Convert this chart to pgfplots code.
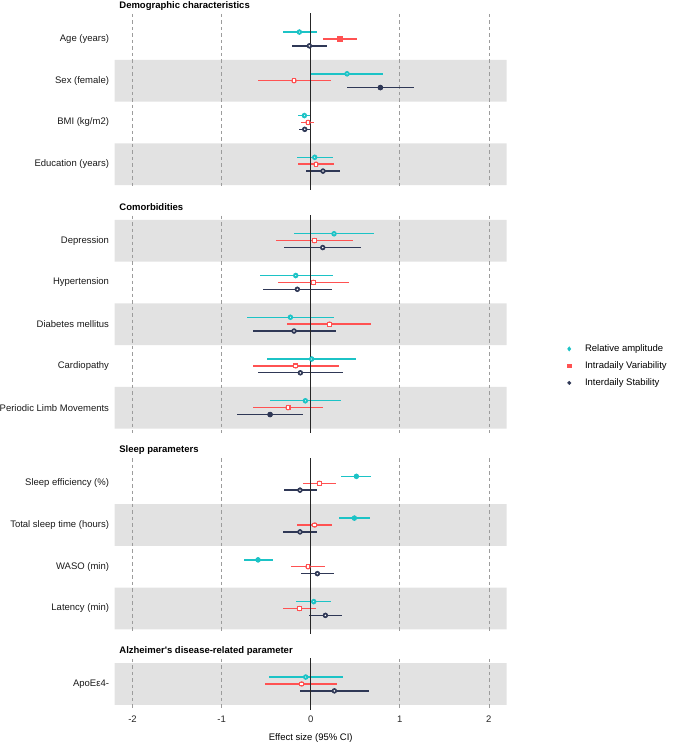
\documentclass[border=0pt]{standalone}
\usepackage{fontspec}
\setmainfont{Liberation Sans}
\usepackage{pgfplots}
\usepackage{pgfplotstable}
\pgfplotsset{compat=1.18}
\definecolor{cy}{HTML}{1CC3C6}
\definecolor{rd}{HTML}{FF5252}
\definecolor{nv}{HTML}{2F3856}
\definecolor{band}{HTML}{E2E2E2}
\definecolor{gridc}{HTML}{9C9C9C}

% row  RelAmp (x lo hi sig)  IntraVar (x lo hi sig)  InterStab (x lo hi sig); sig: 1 = filled marker
\pgfplotstableread{
row cx clo chi cs rx rlo rhi rs nx nlo nhi ns
1 -0.127 -0.314 0.071 0 0.325 0.138 0.520 1 -0.015 -0.210 0.187 0
2 0.408 0.000 0.808 0 -0.187 -0.591 0.224 0 0.782 0.408 1.160 1
3 -0.071 -0.142 -0.007 0 -0.030 -0.105 0.041 0 -0.067 -0.135 -0.007 0
4 0.045 -0.157 0.254 0 0.060 -0.138 0.258 0 0.138 -0.049 0.329 0
}\demo
\pgfplotstableread{
row cx clo chi cs rx rlo rhi rs nx nlo nhi ns
1 0.262 -0.183 0.707 0 0.041 -0.393 0.479 0 0.135 -0.296 0.565 0
2 -0.168 -0.572 0.247 0 0.030 -0.367 0.426 0 -0.150 -0.531 0.243 0
3 -0.228 -0.718 0.262 0 0.210 -0.266 0.681 0 -0.187 -0.651 0.281 0
4 0.011 -0.486 0.509 0 -0.168 -0.643 0.314 0 -0.116 -0.587 0.359 0
5 -0.060 -0.453 0.337 0 -0.254 -0.643 0.138 0 -0.456 -0.823 -0.090 1
}\comor
\pgfplotstableread{
row cx clo chi cs rx rlo rhi rs nx nlo nhi ns
1 0.513 0.340 0.677 1 0.097 -0.090 0.288 0 -0.120 -0.303 0.067 0
2 0.490 0.318 0.662 1 0.045 -0.150 0.243 0 -0.120 -0.310 0.071 0
3 -0.591 -0.744 -0.426 1 -0.030 -0.224 0.157 0 0.075 -0.108 0.262 0
4 0.034 -0.161 0.232 0 -0.127 -0.314 0.064 0 0.165 -0.015 0.348 0
}\sleep
\pgfplotstableread{
row cx clo chi cs rx rlo rhi rs nx nlo nhi ns
1 -0.056 -0.468 0.359 0 -0.101 -0.509 0.299 0 0.266 -0.123 0.655 0
}\alz

\newcommand{\fs}{\fontsize{9.5bp}{11bp}\selectfont}

\pgfplotsset{
  panel/.style={
    scale only axis, width=392bp,
    xmin=-2.2, xmax=2.2, y dir=reverse,
    xtick={-2,-1,0,1,2}, xticklabels={},
    xmajorgrids, ymajorgrids=false,
    major grid style={dash pattern=on 3.5bp off 3bp, color=gridc, line width=0.65bp},
    axis line style={draw=none}, tick style={draw=none},
    yticklabel style={anchor=east, inner sep=0pt, xshift=-5.5bp, font=\fs, text=black!90},
    xticklabel style={anchor=north, inner sep=0pt, yshift=-6.9bp, font=\fs, text=black!85},
    title style={at={(0,1)}, anchor=base west, xshift=4.5bp, yshift=-0.5bp, inner sep=0pt, font=\fs\bfseries},
    set layers,
  },
  bandp/.style={on layer=axis background, fill=band, draw=none, forget plot},
  zline/.style={color=black!85, line width=0.9bp, forget plot},
  bars/.style={only marks, mark=none, forget plot, color=#1, line width=1.4bp,
    error bars/.cd, x dir=both, x explicit, error mark=none,
    error bar style={line width=1.4bp, color=#1}},
  openm/.style 2 args={only marks, forget plot, mark=#2, mark size=1.9bp,
    mark options={draw=#1, fill=white, line width=1.1bp}},
  fillm/.style 2 args={only marks, forget plot, mark=#2, mark size=2.4bp,
    mark options={draw=#1, fill=#1, line width=0.5bp}},
}

% #1 table, #2 x col, #3 lo col, #4 hi col, #5 sig col, #6 offset, #7 colour, #8 mark
\newcommand{\oneseries}[8]{%
  \addplot[bars=#7] table[x=#2, y expr=\thisrow{row}+#6,
    x error plus expr=\thisrow{#4}-\thisrow{#2}, x error minus expr=\thisrow{#2}-\thisrow{#3}] {#1};
  \addplot[openm={#7}{#8}, restrict expr to domain={\thisrow{#5}}{-0.5:0.5}]
    table[x=#2, y expr=\thisrow{row}+#6] {#1};
  \addplot[fillm={#7}{#8}, restrict expr to domain={\thisrow{#5}}{0.5:1.5}]
    table[x=#2, y expr=\thisrow{row}+#6] {#1};
}
\newcommand{\series}[1]{%
  \oneseries{#1}{cx}{clo}{chi}{cs}{-0.165}{cy}{diamond*}
  \oneseries{#1}{rx}{rlo}{rhi}{rs}{0}{rd}{square*}
  \oneseries{#1}{nx}{nlo}{nhi}{ns}{0.165}{nv}{*}
  \addplot[zline] coordinates {(0,-1) (0,10)};
}

\begin{document}
\begin{tikzpicture}

% Panel 1
\begin{axis}[panel, at={(114.7bp,-13.9bp)}, anchor=north west, height=175.35bp,
  ymin=0.4, ymax=4.6, ytick={1,2,3,4},
  yticklabels={Age (years), Sex (female), BMI (kg/m2), Education (years)},
  title={Demographic characteristics}]
  \addplot[bandp] coordinates {(-2.2,1.5) (2.2,1.5) (2.2,2.5) (-2.2,2.5) (-2.2,1.5)};
  \addplot[bandp] coordinates {(-2.2,3.5) (2.2,3.5) (2.2,4.5) (-2.2,4.5) (-2.2,3.5)};
  \series{\demo}
\end{axis}

% Panel 2
\begin{axis}[panel, at={(114.7bp,-215.6bp)}, anchor=north west, height=217.1bp,
  ymin=0.4, ymax=5.6, ytick={1,2,3,4,5},
  yticklabels={Depression, Hypertension, Diabetes mellitus, Cardiopathy, Periodic Limb Movements},
  title={Comorbidities},
  legend style={at={(1.155,0.4067)}, anchor=north west, draw=none, fill=none,
    inner sep=0pt, outer sep=0pt, row sep=8bp,
    nodes={inner sep=0pt, text height=7bp, text depth=2bp, font=\fs},
    /tikz/every odd column/.append style={column sep=14bp}},
  legend cell align=left,
  legend image code/.code={\draw[mark repeat=2,mark phase=2,#1] plot coordinates {(0bp,0bp)(6bp,0bp)(12bp,0bp)};}]
  \addplot[bandp] coordinates {(-2.2,0.5) (2.2,0.5) (2.2,1.5) (-2.2,1.5) (-2.2,0.5)};
  \addplot[bandp] coordinates {(-2.2,2.5) (2.2,2.5) (2.2,3.5) (-2.2,3.5) (-2.2,2.5)};
  \addplot[bandp] coordinates {(-2.2,4.5) (2.2,4.5) (2.2,5.5) (-2.2,5.5) (-2.2,4.5)};
  \series{\comor}
  \addlegendimage{only marks, mark=diamond*, mark size=2.2bp, color=cy}
  \addlegendentry{Relative amplitude}
  \addlegendimage{only marks, mark=square*, mark size=1.7bp, color=rd}
  \addlegendentry{Intradaily Variability}
  \addlegendimage{only marks, mark=*, mark size=1.8bp, color=nv}
  \addlegendentry{Interdaily Stability}
\end{axis}

% Panel 3
\begin{axis}[panel, at={(114.7bp,-458.2bp)}, anchor=north west, height=175.35bp,
  ymin=0.4, ymax=4.6, ytick={1,2,3,4},
  yticklabels={Sleep efficiency (\%), Total sleep time (hours), WASO (min), Latency (min)},
  title={Sleep parameters}]
  \addplot[bandp] coordinates {(-2.2,1.5) (2.2,1.5) (2.2,2.5) (-2.2,2.5) (-2.2,1.5)};
  \addplot[bandp] coordinates {(-2.2,3.5) (2.2,3.5) (2.2,4.5) (-2.2,4.5) (-2.2,3.5)};
  \series{\sleep}
\end{axis}

% Panel 4
\begin{axis}[panel, at={(114.7bp,-658.9bp)}, anchor=north west, height=50.1bp,
  ymin=0.4, ymax=1.6, ytick={1},
  yticklabels={ApoEε4-},
  xticklabels={-2,-1,0,1,2},
  xlabel={Effect size (95\% CI)},
  xlabel style={at={(axis description cs:0.5,0)}, anchor=base, yshift=-31bp, inner sep=0pt, font=\fs},
  title={Alzheimer\textquotesingle s disease-related parameter}]
  \addplot[bandp] coordinates {(-2.2,0.5) (2.2,0.5) (2.2,1.5) (-2.2,1.5) (-2.2,0.5)};
  \series{\alz}
\end{axis}

\pgfresetboundingbox
\path[use as bounding box] (0,0) rectangle (674bp,-743bp);
\end{tikzpicture}
\end{document}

WHAT TO DO. How many of the lines above hold the word "code"? Give only that number.

THE RESULT. 2